At last, like a man in a dream who feels the weight of the whole world on his shoulders, I struggled to my feet, and she fell silent. ‘It’s getting dark. If I don’t take a photograph now, it will be too late.’
The car cheeped as if it were pleased to see me. With the tar tilting under my feet, I reeled across Fourth Avenue and got in behind the wheel. The sheepskin was a comfort. In this scented interior, where everything was soft and yielding, I felt that I had survived a trial. A car came down the avenue and its headlights picked out the old woman in the doorway, as tattered as a shadow, but still looking out for me. I should drive away now, I thought, it’s too late for pictures anyway.
I went back over and spoke to her from the gate. ‘We’ve lost the light,’ I said. ‘But I would like to get some photographs for my book. Do you mind if I come back?’
‘Rosco Dunn!
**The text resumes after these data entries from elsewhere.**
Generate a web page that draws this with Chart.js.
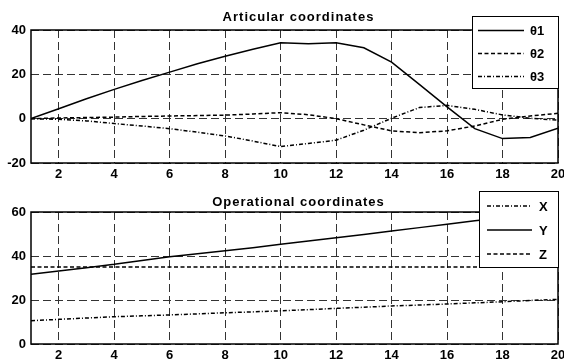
<!DOCTYPE html>
<html>
<head>
<meta charset="utf-8">
<script src="https://cdn.jsdelivr.net/npm/chart.js@4.4.1/dist/chart.umd.min.js"></script>
<style>
  html, body { margin: 0; padding: 0; background: #fff; }
  canvas { display: block; }
</style>
</head>
<body>
<canvas id="articular" width="564" height="180"></canvas>
<canvas id="operational" width="564" height="181"></canvas>
<script>
// sample index along the trajectory
var steps = [1, 2, 3, 4, 5, 6, 7, 8, 9, 10, 11, 12, 13, 14, 15, 16, 17, 18, 19, 20];

// joint angles
var theta1 = [0, 4.5, 9, 13.2, 17.2, 21, 24.8, 28.2, 31.3, 34.2, 33.8, 34.2, 32, 25.5, 15.5, 5.3, -4.5, -9, -8.5, -4.3];
var theta2 = [0, 0.3, 0.5, 0.7, 1, 1.2, 1.4, 1.6, 2.1, 2.7, 1.8, 0, -2.8, -5.5, -6.3, -5.5, -3.3, -0.3, 1.2, 2.4];
var theta3 = [0, -0.3, -1, -2.2, -3.3, -4.5, -6.1, -7.8, -10.1, -12.6, -11.2, -9.7, -5.2, 0.2, 5, 6, 4.2, 1.7, 0.2, -0.7];

// end effector position
var posX = [10.6, 11.2, 11.8, 12.4, 12.8, 13.2, 13.7, 14.2, 14.6, 15.1, 15.6, 16.2, 16.7, 17.3, 17.7, 18.2, 18.7, 19.2, 19.8, 20.3];
var posY = [31.7, 33.2, 34.7, 36.2, 38, 39.7, 41, 42.4, 43.8, 45.3, 46.8, 48.3, 49.8, 51.4, 52.9, 54.4, 56, 57.4, 58.8, 60.2];
var posZ = [35, 35, 35, 35, 35, 35, 35, 35, 35, 35, 35, 35, 35, 35, 35, 35, 35, 35, 35, 35];

var xTicks = [2, 4, 6, 8, 10, 12, 14, 16, 18, 20];
var articularTicks = [-20, 0, 20, 40];
var operationalTicks = [0, 20, 40, 60];

var SOLID = [];
var DASHED = [4, 2.5];
var DASHDOT = [4, 2, 1, 2];

Chart.defaults.font.family = '"Liberation Sans", Arial, sans-serif';
Chart.defaults.font.weight = 'bold';
Chart.defaults.font.size = 13;
Chart.defaults.color = '#000';

function points(values) {
  return steps.map(function (s, i) {
    return { x: s, y: values[i] };
  });
}

function makeSet(label, values, dash) {
  return {
    label: label,
    data: points(values),
    borderColor: '#000',
    borderWidth: 1.5,
    borderDash: dash,
    pointRadius: 0,
    tension: 0,
    fill: false
  };
}

function tickList(list) {
  return function (scale) {
    scale.ticks = list.map(function (v) { return { value: v }; });
  };
}

// box around the plot area, the title and a boxed legend
var framePlugin = {
  id: 'frame',
  afterDatasetsDraw: function (chart, args, opts) {
    var ctx = chart.ctx;
    var a = chart.chartArea;

    ctx.save();
    ctx.strokeStyle = '#000';
    ctx.lineWidth = 1.5;
    ctx.setLineDash([]);
    ctx.strokeRect(a.left, a.top, a.right - a.left, a.bottom - a.top);

    ctx.font = 'bold 13px "Liberation Sans", Arial, sans-serif';
    ctx.fillStyle = '#000';
    ctx.textAlign = 'center';
    ctx.textBaseline = 'alphabetic';
    ctx.letterSpacing = '1px';
    ctx.fillText(opts.title, (a.left + a.right) / 2 + 4, a.top - opts.titleGap);
    ctx.letterSpacing = '0px';

    var lg = opts.legend;
    ctx.fillStyle = '#fff';
    ctx.fillRect(lg.x, lg.y, lg.w, lg.h);
    ctx.lineWidth = 1;
    ctx.strokeRect(lg.x + 0.5, lg.y + 0.5, lg.w, lg.h);

    ctx.textAlign = 'left';
    ctx.textBaseline = 'middle';
    chart.data.datasets.forEach(function (ds, i) {
      var y = lg.y + lg.firstRow + i * lg.rowGap;
      ctx.strokeStyle = '#000';
      ctx.lineWidth = 1.5;
      ctx.setLineDash(ds.borderDash);
      ctx.beginPath();
      ctx.moveTo(lg.x + lg.lineStart, y);
      ctx.lineTo(lg.x + lg.lineEnd, y);
      ctx.stroke();
      ctx.setLineDash([]);
      ctx.fillStyle = '#000';
      ctx.fillText(ds.label, lg.x + lg.textStart, y + 1);
    });
    ctx.restore();
  }
};

function makeOptions(yMin, yMax, yTicks, topPad, xHeight, frame) {
  return {
    responsive: false,
    animation: false,
    layout: { padding: { top: topPad, right: 6, left: 0, bottom: 0 } },
    plugins: {
      legend: { display: false },
      tooltip: { enabled: false },
      frame: frame
    },
    scales: {
      x: {
        type: 'linear',
        min: 1,
        max: 20,
        afterBuildTicks: tickList(xTicks),
        afterFit: function (scale) {
          scale.height = xHeight;
          scale.paddingLeft = 0;
          scale.paddingRight = 0;
        },
        ticks: { padding: 4, maxRotation: 0, autoSkip: false },
        grid: { color: '#333', lineWidth: 1, drawTicks: false },
        border: { display: false, dash: [8, 4] }
      },
      y: {
        type: 'linear',
        min: yMin,
        max: yMax,
        afterBuildTicks: tickList(yTicks),
        afterFit: function (scale) {
          scale.width = 31;
          scale.paddingTop = 0;
          scale.paddingBottom = 0;
        },
        ticks: { padding: 5 },
        grid: { color: '#333', lineWidth: 1, drawTicks: false },
        border: { display: false, dash: [8, 4] }
      }
    }
  };
}

new Chart(document.getElementById('articular'), {
  type: 'line',
  data: {
    datasets: [
      makeSet('θ1', theta1, SOLID),
      makeSet('θ2', theta2, DASHED),
      makeSet('θ3', theta3, DASHDOT)
    ]
  },
  options: makeOptions(-20, 40, articularTicks, 30, 17, {
    title: 'Articular coordinates',
    titleGap: 9,
    legend: { x: 472, y: 16, w: 86, h: 72, firstRow: 14.5, rowGap: 23, lineStart: 6, lineEnd: 52, textStart: 58 }
  }),
  plugins: [framePlugin]
});

new Chart(document.getElementById('operational'), {
  type: 'line',
  data: {
    datasets: [
      makeSet('X', posX, DASHDOT),
      makeSet('Y', posY, SOLID),
      makeSet('Z', posZ, DASHED)
    ]
  },
  options: makeOptions(0, 60, operationalTicks, 32, 17, {
    title: 'Operational coordinates',
    titleGap: 6,
    legend: { x: 479, y: 11, w: 79, h: 76, firstRow: 15, rowGap: 24, lineStart: 8, lineEnd: 53, textStart: 60 }
  }),
  plugins: [framePlugin]
});
</script>
</body>
</html>
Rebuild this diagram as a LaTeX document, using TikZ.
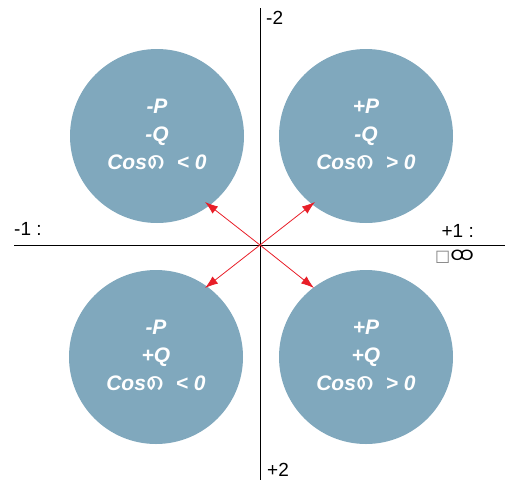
\documentclass[tikz,border=0pt]{standalone}
\usepackage{fontspec}
\setmainfont{Liberation Sans}
\newfontfamily\mmfont[Script=Myanmar]{Noto Sans Myanmar UI}
\newfontfamily\symfont{DejaVu Sans}
\usetikzlibrary{arrows.meta}
\definecolor{quadblue}{RGB}{128,168,189}
\definecolor{arrowred}{RGB}{232,30,40}
\tikzset{
  quadrant/.style={circle, fill=quadblue, minimum size=174pt, inner sep=0pt,
    text=white, align=center, font=\bfseries\itshape\fontsize{21}{28}\selectfont},
  axislabel/.style={font=\fontsize{19}{21}\selectfont, inner sep=0pt},
  vector/.style={arrowred, thick, -{Latex[length=13pt,width=9pt]}}
}
\newcommand{\phisym}{\raisebox{-4pt}{\mmfont\mdseries\upshape\fontsize{28}{28}\selectfont ၈}}
\begin{document}
\begin{tikzpicture}[x=1pt,y=-1pt]
    \useasboundingbox (0,0) rectangle (509,483);

    % Four quadrant circles
    \node[quadrant] (pq1) at (157,136) {-P\\-Q\\Cos\phisym\ \ < 0};
    \node[quadrant] (pq2) at (366,136) {+P\\-Q\\Cos\phisym\ \ > 0};
    \node[quadrant] (pq3) at (156,357) {-P\\+Q\\Cos\phisym\ \ < 0};
    \node[quadrant] (pq4) at (366,357) {+P\\+Q\\Cos\phisym\ \ > 0};

    % Axes
    \coordinate (O) at (260,245);
    \coordinate (xl) at (14,245);
    \coordinate (xr) at (505,245);
    \coordinate (yt) at (260,8);
    \coordinate (yb) at (260,480);
    \draw[thick] (xl) -- (xr);
    \draw[thick] (yt) -- (yb);

    % Vectors from origin
    \coordinate (t1) at (205,202);
    \coordinate (t2) at (315,202);
    \coordinate (t3) at (205,288);
    \coordinate (t4) at (314,288);
    \foreach \t in {t1,t2,t3,t4}
        \draw[vector] (O) -- (\t);

    % Axis labels
    \node[axislabel, anchor=west] (ym) at (266,18) {-2};
    \node[axislabel, anchor=west] (yp) at (267,470) {+2};
    \node[axislabel, anchor=west] (xm) at (14,229) {-1 :};
    \node[axislabel, anchor=east] (xp) at (474,231) {+1 :};
    \node[axislabel, anchor=west] (xu) at (435,257) {{\symfont\color{gray}\fontsize{16}{16}\selectfont □}\raisebox{-2pt}{\mmfont\fontsize{21}{21}\selectfont ထ}};
\end{tikzpicture}
\end{document}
You’ve created a monster.’
We were sitting on the enclosed balcony of my mother’s flat in Melrose. Usually, I saw her on Sunday afternoons, and we walked in the bird sanctuary or the botanical gardens and had tea under the trees, but in the hope of casting off the pall of my visit to Fourth Avenue I’d broken with routine and come to tell her about it. Her flat was as far from that airless Bez Valley lounge as you could get, its third-floor balcony a sunlit cabin caught in the crowns of plane trees. The old sofa from the house in Bramley was too big for the space, but we’d agreed not to replace it. What would a couple of leather armchairs set you back? The rubbish they advertised in the papers as if it came from Italy. Milano! my mother would say. The only people in Milan who would dream of buying such a thing are immigrants from Romania.